Oh for cryin' out loud, ...
Modern systems do not crash because code gets "tangled." They do not crash the way that you describe. You clearly have no clue about operating system design and behavior. You exhibit such deep misunderstanding that I am astounded that you even dared post on the subject. Either you are arrogant enough to make terribly wrong assumptions and not care that you expose your ignorance, or else someone who explained a crash to you "talked down" to you because they didn't think you were worth the time of a proper explanation.
I will NOT talk down to you. What WOULD happen for Windows or UNIX or OpenVMS or VMWare (the four systems I can talk about) is that when you tried to launch yet another task, if you had actually reached a capacity limit, you would have gotten a message "Insufficient resources." And if it was that the program launched OK but later tried to extend its virtual size past the limits, IT would have crashed (as an individual program) with an "Insufficient resources" error. For some situations it would be more specific as to which resource was depleted, e.g. "Insufficient Virtual Memory" or "Task Table Full" or something like that.
For YEARS computer operating systems have had the ability to detect resource limits. Any system that actually COULD take on so much work as to choke itself is either poorly designed or has an inexperienced or incompetent administrator who doesn't understand how to determine a system's capacity. ALL systems potentially have the ability to know when they've gone too far, unlike some humans.

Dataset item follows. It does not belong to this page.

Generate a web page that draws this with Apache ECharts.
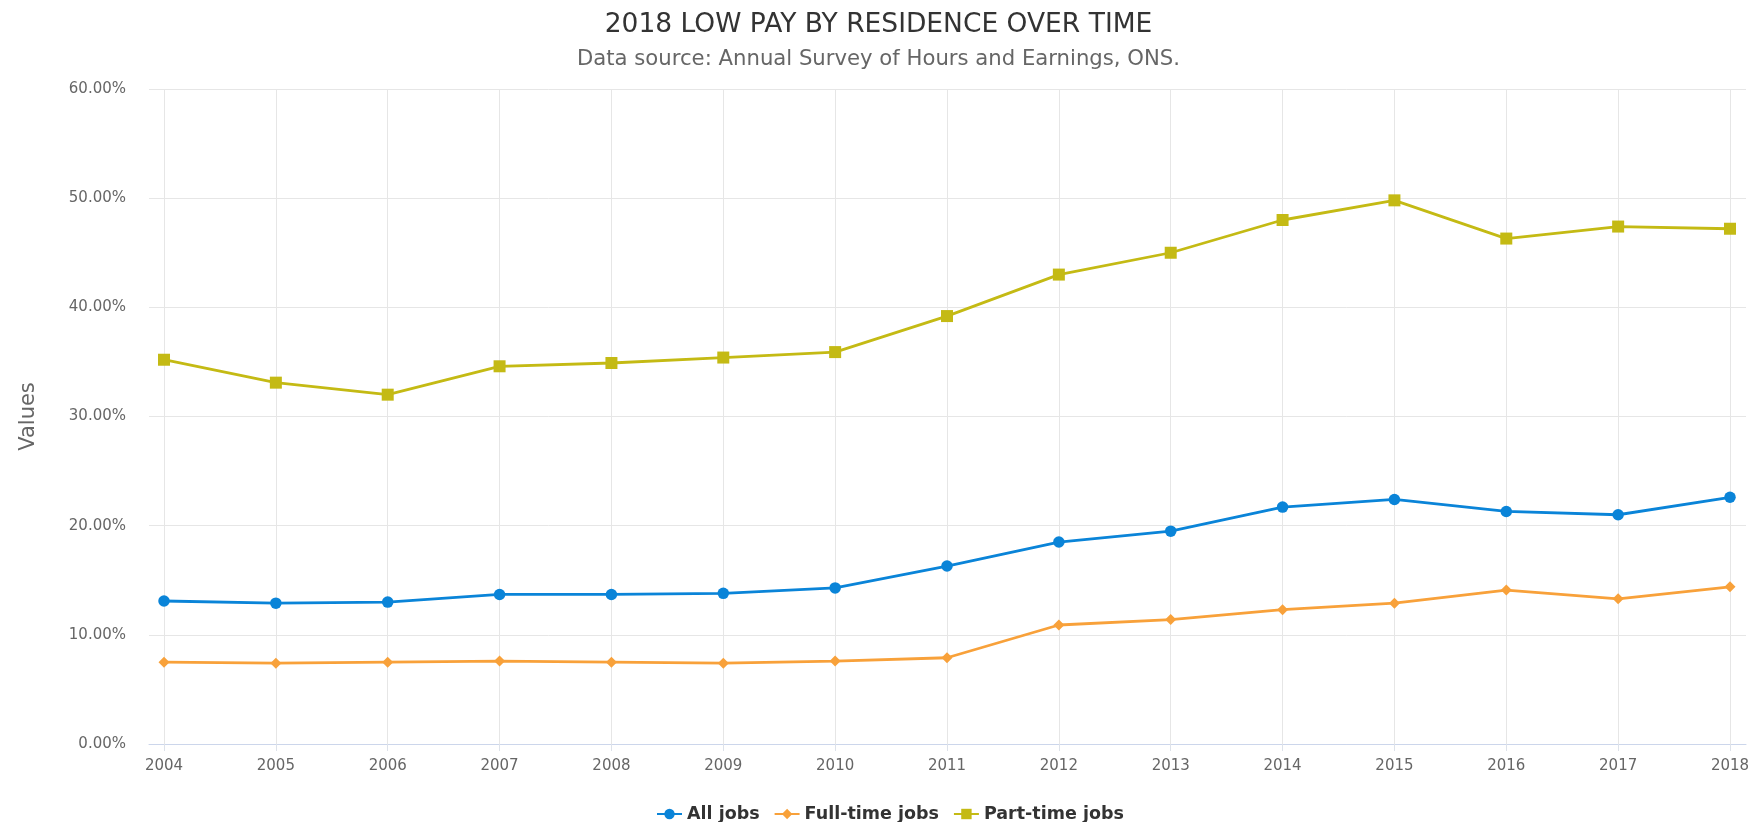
<!DOCTYPE html>
<html>
<head>
<meta charset="utf-8">
<title>2018 Low pay by residence over time</title>
<script src="https://cdn.jsdelivr.net/npm/echarts@6/dist/echarts.min.js"></script>
<style>
    html, body { margin: 0; padding: 0; background: #fff; }
    #main { width: 1757px; height: 822px; }
</style>
</head>
<body>
<div id="main"></div>
<script>
// 图表数据
var years = ['2004', '2005', '2006', '2007', '2008', '2009', '2010', '2011',
    '2012', '2013', '2014', '2015', '2016', '2017', '2018'];
var allJobs = [13.1, 12.9, 13.0, 13.7, 13.7, 13.8, 14.3, 16.3, 18.5, 19.5, 21.7, 22.4, 21.3, 21.0, 22.6];
var fullTimeJobs = [7.5, 7.4, 7.5, 7.6, 7.5, 7.4, 7.6, 7.9, 10.9, 11.4, 12.3, 12.9, 14.1, 13.3, 14.4];
var partTimeJobs = [35.2, 33.1, 32.0, 34.6, 34.9, 35.4, 35.9, 39.2, 43.0, 45.0, 48.0, 49.8, 46.3, 47.4, 47.2];
var seriesNames = ['All jobs', 'Full-time jobs', 'Part-time jobs'];

var fontName = 'DejaVu Sans';
var yMin = 0, yMax = 60, yStep = 10;

myCharts1();

// echarts图表绘制
function myCharts1() {
    var myChart = echarts.init(document.getElementById('main'), null, { renderer: 'canvas' });
    var option = {
        animation: false,
        backgroundColor: '#ffffff',
        textStyle: { fontFamily: fontName },
        title: [
            {
                text: '2018 LOW PAY BY RESIDENCE OVER TIME',
                left: 'center',
                top: 7,
                textStyle: { fontSize: 26.5, fontWeight: 'normal', color: '#333333', fontFamily: fontName }
            },
            {
                text: 'Data source: Annual Survey of Hours and Earnings, ONS.',
                left: 'center',
                top: 44,
                textStyle: { fontSize: 21.2, fontWeight: 'normal', color: '#666666', fontFamily: fontName }
            }
        ],
        legend: {
            data: seriesNames,
            left: 651,
            top: 800,
            itemWidth: 25,
            itemHeight: 13,
            itemGap: 14,
            textStyle: { fontSize: 17.5, fontWeight: 'bold', color: '#333333', fontFamily: fontName }
        },
        // grid 0: 横向网格线 + y轴, grid 1: 数据
        grid: [
            { left: 149, right: 11, top: 89, bottom: 78 },
            { left: 164, right: 27, top: 89, bottom: 78 }
        ],
        xAxis: [
            {
                gridIndex: 0,
                type: 'category',
                data: years,
                boundaryGap: false,
                axisLine: { show: true, lineStyle: { color: '#ccd6eb', width: 1 } },
                axisTick: { show: false },
                axisLabel: { show: false },
                splitLine: { show: false }
            },
            {
                gridIndex: 1,
                type: 'category',
                data: years,
                boundaryGap: false,
                axisLine: { show: false },
                axisTick: { show: true, length: 7, lineStyle: { color: '#dde2ea' } },
                axisLabel: { show: true, margin: 15, fontSize: 15, color: '#666666', fontFamily: fontName },
                splitLine: { show: true, lineStyle: { color: '#e6e6e6', width: 1 } }
            }
        ],
        yAxis: [
            {
                gridIndex: 0,
                type: 'value',
                min: yMin,
                max: yMax,
                interval: yStep,
                name: 'Values',
                nameLocation: 'middle',
                nameRotate: 90,
                nameGap: 110,
                nameTextStyle: { fontSize: 21, color: '#666666', fontFamily: fontName },
                axisLine: { show: false },
                axisTick: { show: false },
                axisLabel: {
                    margin: 23,
                    fontSize: 15,
                    color: '#666666',
                    fontFamily: fontName,
                    formatter: function (v) { return v.toFixed(2) + '%'; }
                },
                splitLine: { show: true, lineStyle: { color: '#e6e6e6', width: 1 } }
            },
            {
                gridIndex: 1,
                type: 'value',
                min: yMin,
                max: yMax,
                interval: yStep,
                show: false,
                splitLine: { show: false }
            }
        ],
        series: [
            {
                name: seriesNames[0],
                type: 'line',
                xAxisIndex: 1,
                yAxisIndex: 1,
                data: allJobs,
                symbol: 'circle',
                symbolSize: 11.5,
                lineStyle: { width: 2.8, color: '#0a84d8' },
                itemStyle: { color: '#0a84d8' }
            },
            {
                name: seriesNames[1],
                type: 'line',
                xAxisIndex: 1,
                yAxisIndex: 1,
                data: fullTimeJobs,
                symbol: 'diamond',
                symbolSize: 11,
                lineStyle: { width: 2.8, color: '#f8a13a' },
                itemStyle: { color: '#f8a13a' }
            },
            {
                name: seriesNames[2],
                type: 'line',
                xAxisIndex: 1,
                yAxisIndex: 1,
                data: partTimeJobs,
                symbol: 'rect',
                symbolSize: 12,
                lineStyle: { width: 2.8, color: '#c4ba14' },
                itemStyle: { color: '#c4ba14' }
            }
        ]
    };
    myChart.setOption(option);
}
</script>
</body>
</html>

This is a case where the boss saying "I don't care, raise the quotas" will result in GREATER down-time. That happened once. I documented the demand and my response and the boss's "I don't care, do it." And that boss was given a lateral transfer two months later because of his idiocy. The new boss told me to retune accordingly and give him specs on what to get to prevent further recurrences. (Turned out to be physical memory.)
A good analyst would be able to monitor resource consumption and make predictions of overloads based on whatever growth is predicted. Such a person would also know when a system HAS reached a limit and thus needs "tuning" to throttle the job queue or the task list. (Or needs a memory upgrade, which also happens.) In the 28 1/2 years of my service with the U.S. Navy Reserve, I've predicted upgrade requirements not less than four times for CPU issues and maybe five or six times for disk issues. Also at least twice for bandwidth consumption issues. I was even able to automate the predictive processes to the point that they were accurate to the hour at which a particular disk would enter a danger zone. It is not impossible to prevent exactly the failure mode you are describing.
Before you ask, by actual measure using log files and other performance files, I kept my systems running 99.93% availability during scheduled operational hours; i.e. less than 0.1% unexpected downtime over a 10-year period. Many months my system availability was 100% and a lot of time it was in the 99.98% or 99.99% availability. I think my longest uptime was a 5-month stretch of continuous 100% availability because that particular O/S (non-Windows) didn't have any patches to apply. No patches, no down-time.